Many today see satire as one of the most prominent forms of dissent there is, whereby in attempting to ridicule politicians one cuts through the spin and the deliberate public relations pyrotechnics with which those in power seek to dazzle us and shamelessly aggrandize themselves. The wonderful thing about this kind of dissent is that when it is done well the satirist will always come out on top, as politicians by their very nature cannot respond to this kind of criticism without further embarrassing themselves or weakening their positions.

This is a time of vocal political protest in the Middle East and around the world, and when this is combined with various technological tools, such as online social media outlets, one is able to respond and voice one’s protest—whether satirical, musical, or in Alooshe’s case a combination of both—almost as quickly as an event, or speech, unfolds.
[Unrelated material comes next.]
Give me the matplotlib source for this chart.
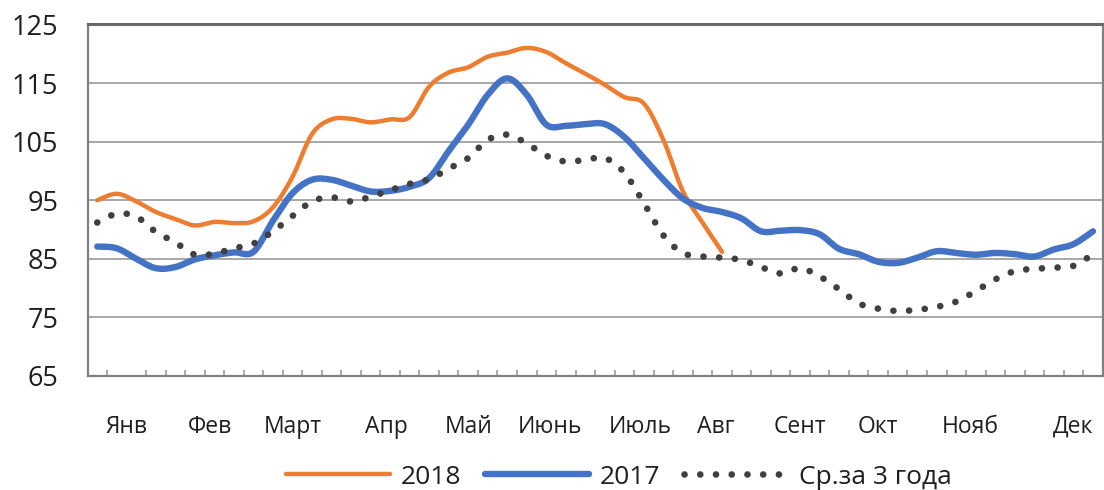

Stewart and Alooshe’s brilliant satirical attempts show us how this form of dissent can knock those in power off from their jealously guarded perches. Yes, satire has become an indispensable part of the arsenal of modern political dissent. Unfortunately for us in the Middle East, satire is, for this very reason, rightly regarded by regional politicians as inherently dangerous to them, and some of its practitioners have met their ends as a result of their efforts. Watching Stewart and Alooshe laying into Netanyahu reminded me of what we have lost: Oh, how we miss you, Bassem Youssef.